After the insurance industry paid out record damages for 2017’s hurricane season, climate experts are expecting this year’s tropical storm season in the North Atlantic to be less eventful.
“Forecasts by several research institutes say this year’s season will be average,’’ climate experts for German reinsurers, Munich Re, said on Wednesday.
The long-term average for the hurricane season, lasting from the summer until the early autumn off the coasts of the U.S. and Caribbean islands, is 6.3 tropical storms.
In 2017, there were 10 hurricanes, the most destructive being Harvey, Irma and Maria, which laid waste to the Caribbean and parts of the U.S. east coast.
Damages resulting from the 2017 hurricane season were a record 220 billion dollars.
The hurricane season starts each year at the beginning of June.
“The coastal states must prepare themselves for a normal tropical storm season, in which one strong hurricane could hit them,’’ Munich Re climate experts, Eberhard Faust and Mark Bove, wrote in a report.

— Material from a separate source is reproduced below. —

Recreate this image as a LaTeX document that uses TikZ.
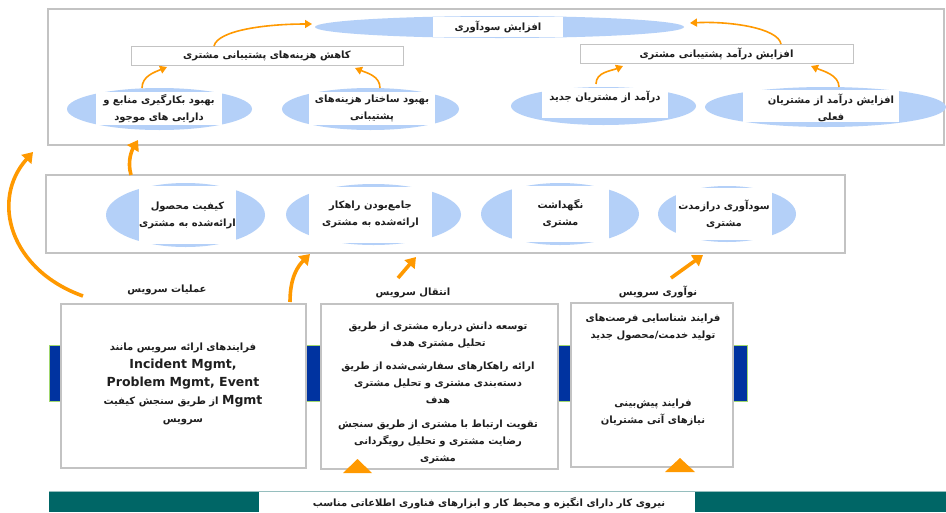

They expect between five and nine hurricanes, the same as the U.S. meteorological authorities.
The experts were proved wrong in 2017 when they said it would be a below-average season for hurricanes.
But instead, ocean temperatures in the North Atlantic were unusually warm, leading to more hurricanes.
Munich Re is the world’s largest insurer and has its own dedicated climate department.
Torsten Jeworrek of the company’s board has said Munich Re does not expect more storms, just more powerful and damaging ones, which could lead to higher payouts.